3 of 3 people found the following review helpful
The Kindle Edition 9 April 2012
By J. Murphy - Published on
Format: Kindle Edition Verified Purchase
This review is not about the merits this particular Dion Fortune novel. I just want to point out a problem with the Kindle edition.

Kindle books usually have quite a few typos. This one, however, omits large amounts of text. Here is the part where text has been lost:

"Ursula flushed scarlet, and flashed an angry look at her brother. sheltered from the wind. He turned his face up to it, shutting his eyes against the bright light, and let the sunshine beat upon his skin."
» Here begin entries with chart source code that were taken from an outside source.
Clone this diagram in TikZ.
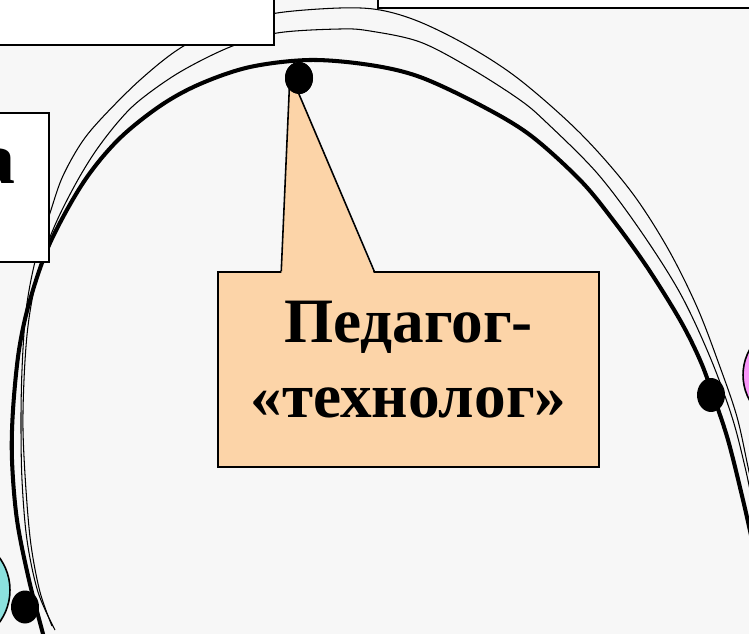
\documentclass[tikz,border=0pt]{standalone}
\usepackage{fontspec}
\setmainfont{Liberation Serif}
\usetikzlibrary{shapes.geometric,positioning}

\definecolor{peach}{RGB}{252,212,168}
\definecolor{pinkball}{RGB}{250,150,250}
\definecolor{tealball}{RGB}{140,225,222}
\definecolor{paper}{RGB}{247,247,247}

\tikzset{
  orbit/.style={line width=2.3pt},
  track/.style={line width=0.6pt},
  frame/.style={draw, line width=1.1pt, fill=white, inner sep=0pt},
  pin/.style={ellipse, fill=black, minimum width=0.56cm, minimum height=0.64cm, inner sep=0pt},
  ball/.style={circle, draw, line width=0.9pt, inner sep=0pt},
  callout/.style={draw, line width=0.9pt, fill=peach, minimum width=7.62cm,
    minimum height=3.9cm},
  bigword/.style={align=center, font=\bfseries\fontsize{36}{43}\selectfont}
}

\begin{document}
\begin{tikzpicture}[x=0.02cm, y=-0.02cm]
  \clip (0,0) rectangle (749,634);
  \fill[paper] (0,0) rectangle (749,634);

  % the orbits
  \draw[track] plot[smooth, tension=0.55] coordinates {(55,630) (38,592) (27,540) (22,480)
    (21,420) (22,370) (25,320) (30,285) (38,250) (50,213) (62,178) (80,145) (100,120)
    (140,80) (182,47) (230,25) (277,13) (340,8) (380,10) (420,22) (470,47) (520,80)
    (580,133) (630,190) (667,247) (697,307) (720,367) (737,417) (748,467) (756,505)};
  \draw[track] plot[smooth, tension=0.55] coordinates {(52,626) (40,592) (31,545) (26,490)
    (23,430) (24,380) (27,335) (32,300) (40,265) (55,225) (75,185) (95,152) (118,122)
    (140,100) (180,72) (230,47) (277,33) (340,29) (370,31) (420,42) (470,68) (520,100)
    (547,123) (597,173) (640,230) (680,293) (710,357) (732,417) (745,467) (753,505)};
  \draw[orbit] plot[smooth, tension=0.55] coordinates {(52,670) (43,634) (29,580) (17,520)
    (12,460) (13,410) (19,350) (30,300) (50,243) (83,183) (118,140) (160,106) (200,84)
    (250,67) (310,60) (370,65) (420,77) (480,105) (530,135) (580,180) (613,220)
    (647,267) (680,320) (700,360) (713,395) (728,440) (743,500) (752,540)};

  % frames cut by the edge
  \node[frame, minimum width=6.08cm, minimum height=1.5cm] (topleft) at (122,7.5) {};
  \node[frame, minimum width=8.04cm, minimum height=0.76cm] (topright) at (579,-11) {};
  \node[frame, minimum width=1.58cm, minimum height=2.98cm] (leftbox) at (9.5,187.5) {};
  \node[anchor=base east, inner sep=0pt, font=\bfseries\fontsize{42}{48}\selectfont]
    (leftword) at (16,184) {а};

  \node[ball, fill=pinkball, minimum size=2.08cm] (pink) at (795,375) {};
  \node[ball, fill=tealball, minimum size=2.2cm] (teal) at (-45,590) {};

  % callout
  \node[callout] (technolog) at (408.5,369.5) {};
  \node[bigword] (technologtext) at ([yshift=0.2cm]technolog.center) {Педагог-\\«технолог»};
  \node[pin] (topdot) at (299,78) {};
  \coordinate (apex) at ([xshift=-0.18cm, yshift=0.1cm]topdot.center);
  \fill[peach] ([xshift=1.28cm, yshift=-0.06cm]technolog.north west) -- (apex)
    -- ([xshift=3.14cm, yshift=-0.06cm]technolog.north west) -- cycle;
  \draw[line width=0.9pt] ([xshift=1.28cm]technolog.north west) -- (apex)
    -- ([xshift=3.14cm]technolog.north west);
  \node[pin] at (topdot) {};

  \node[pin, minimum height=0.68cm] (rightdot) at (711,395) {};
  \node[pin, minimum height=0.66cm] (leftdot) at (25,607) {};
\end{tikzpicture}
\end{document}
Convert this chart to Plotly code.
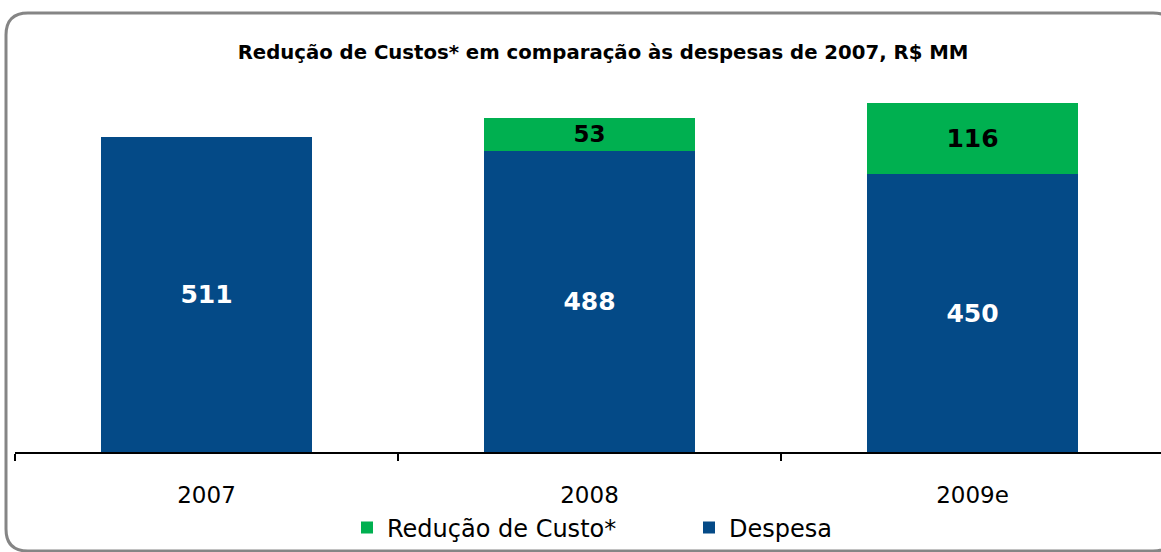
import plotly.graph_objects as go

categories = ["2007", "2008", "2009e"]
despesa = [511, 488, 450]
reducao = [None, 53, 116]
despesa_labels = ["511", "488", "450"]
reducao_labels = ["", "53", "116"]

W, H = 1161, 552
ML, MR, MT, MB = 15, 0, 80, 100
PW, PH = W - ML - MR, H - MT - MB
CAT_PX = 383.0


def px(x):
    return (x - ML) / PW


def py(y):
    return (H - MB - y) / PH


def rounded_rect(x0, y0, x1, y1, r):
    p = lambda x, y: f"{px(x):.5f},{py(y):.5f}"
    return (
        f"M {p(x0 + r, y0)} L {p(x1 - r, y0)} Q {p(x1, y0)} {p(x1, y0 + r)} "
        f"L {p(x1, y1 - r)} Q {p(x1, y1)} {p(x1 - r, y1)} "
        f"L {p(x0 + r, y1)} Q {p(x0, y1)} {p(x0, y1 - r)} "
        f"L {p(x0, y0 + r)} Q {p(x0, y0)} {p(x0 + r, y0)} Z"
    )


BLUE = "#044A87"
GREEN = "#00B050"

fig = go.Figure()
fig.add_trace(go.Bar(
    x=categories, y=despesa, name="Despesa",
    marker=dict(color=BLUE, line=dict(width=0)),
    text=despesa_labels, textposition="inside", insidetextanchor="middle",
    textfont=dict(family="DejaVu Sans", size=25, color="white", weight="bold"),
))
fig.add_trace(go.Bar(
    x=categories, y=reducao, name="Redução de Custo*",
    marker=dict(color=GREEN, line=dict(width=0)),
    text=reducao_labels, textposition="inside", insidetextanchor="middle",
    textfont=dict(family="DejaVu Sans", size=25, color="black", weight="bold"),
))

fig.update_layout(
    width=W, height=H,
    margin=dict(l=ML, r=MR, t=MT, b=MB),
    paper_bgcolor="white", plot_bgcolor="white",
    barmode="stack", bargap=0.447,
    showlegend=True,
    title=dict(
        text="<b>Redução de Custos* em comparação às despesas de 2007, R$ MM</b>",
        x=603 / W, xanchor="center", y=1 - 52 / H, yanchor="middle",
        font=dict(family="DejaVu Sans", size=19.7, color="black"),
    ),
    xaxis=dict(
        type="category", range=[-0.5, -0.5 + PW / CAT_PX],
        showline=True, linecolor="black", linewidth=2,
        ticks="outside", tickson="boundaries", ticklen=7, tickwidth=1.5, tickcolor="black",
        tickfont=dict(family="DejaVu Sans", size=23, color="black"),
        ticklabelstandoff=21,
        showgrid=False, zeroline=False,
    ),
    yaxis=dict(range=[0, (H - MB - MT) / 0.617], visible=False, showgrid=False, zeroline=False),
    legend=dict(
        orientation="h", traceorder="reversed",
        x=px(347), xanchor="left", y=py(528), yanchor="middle",
        font=dict(family="DejaVu Sans", size=24, color="black"),
        entrywidth=297,
        bgcolor="rgba(0,0,0,0)",
    ),
    shapes=[dict(
        type="path", xref="paper", yref="paper",
        path=rounded_rect(6, 13, 1175, 551, 22),
        line=dict(color="#858585", width=3), fillcolor="rgba(0,0,0,0)",
        layer="below",
    )],
)

fig.write_html(
    "out.html",
    config={"displayModeBar": False},
    post_script="document.body.style.margin='0';document.body.style.overflow='hidden';",
)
When that paragraph begins, three characters are indoors at night. When the paragraph ends, two people are outdoors during daylight. (If I didn't know Dion Fortune's novels practically by heart, I don't know what I would have made of that paragraph.)

The Kindle editions of Dion Fortune's The Sea Priestess and The Goat Foot God are in pretty good shape, with just the minor typographical errors that seem to accompany all Kindle books, e.g.:

"eloisier" instead of "cloister"
"ifhe" instead of "if he"
"mediseval" instead of "medieval"

Since I have to rate the book to post this review, I give it only three stars because it is my least favorite Dion Fortune novel. I found the premise less engaging and the main characters less likeable than those in her other novels.
1 of 1 people found the following review helpful
another good read from this spiritual pioneer 7 Jun. 2014
By connie childs rosengarten - Published on
Format: Paperback Verified Purchase
the central thing& formula that drives all the protagonists and plots of the Dion Fortune canon,( a person stuck in a flat joyless life, in a flat joyless world that seems to make little sense, and the restless seeking part of their soul that they don't even know how to acknowledge, finding the somewhat mysterious guide/teacher of arcane information who helps them discover & connect to their spiritual self) continues to make for a mostly satisfying read.
i think it would be more difficult to enjoy the story if this were a contemporary author, because 'the woman needing to be rescued' meme can be irritating.
But, if one understands that Dion Fortune's stories are a byproduct of her work as one of the most important psycho/spiritual pioneers of the early part of the last century, any annoyance for outmoded feminine stereotypes is quickly forgiven.
In fact, for me, it added a layer of interest to the work, and continuing respect for the mind that helped move the culture out of the dark ages.
1 of 1 people found the following review helpful
Dion Fortune makes magic possible 4 Dec. 2014
By Dave - Published on
Format: Kindle Edition Verified Purchase
I love everything by Dion Fortune. I just wish she had written more novels. That 1920s-30s era fiction is great fun. They were all searching for Other World experiences (probably a reaction to the Great War). I think her works especially complement the Lovecraft universe very well, especially where Cultists and the dark side of mystic research and experiments are involved. This is perhaps my favourite of her stories. I liked the characters and enjoyed the adventure. She describes the post-war situation in London well, with jobless Great War veterans drifting through a dismal life and poor conditions. The sense of uselessness and frustration is palpable, and the alternative life both a revelation and *magical*.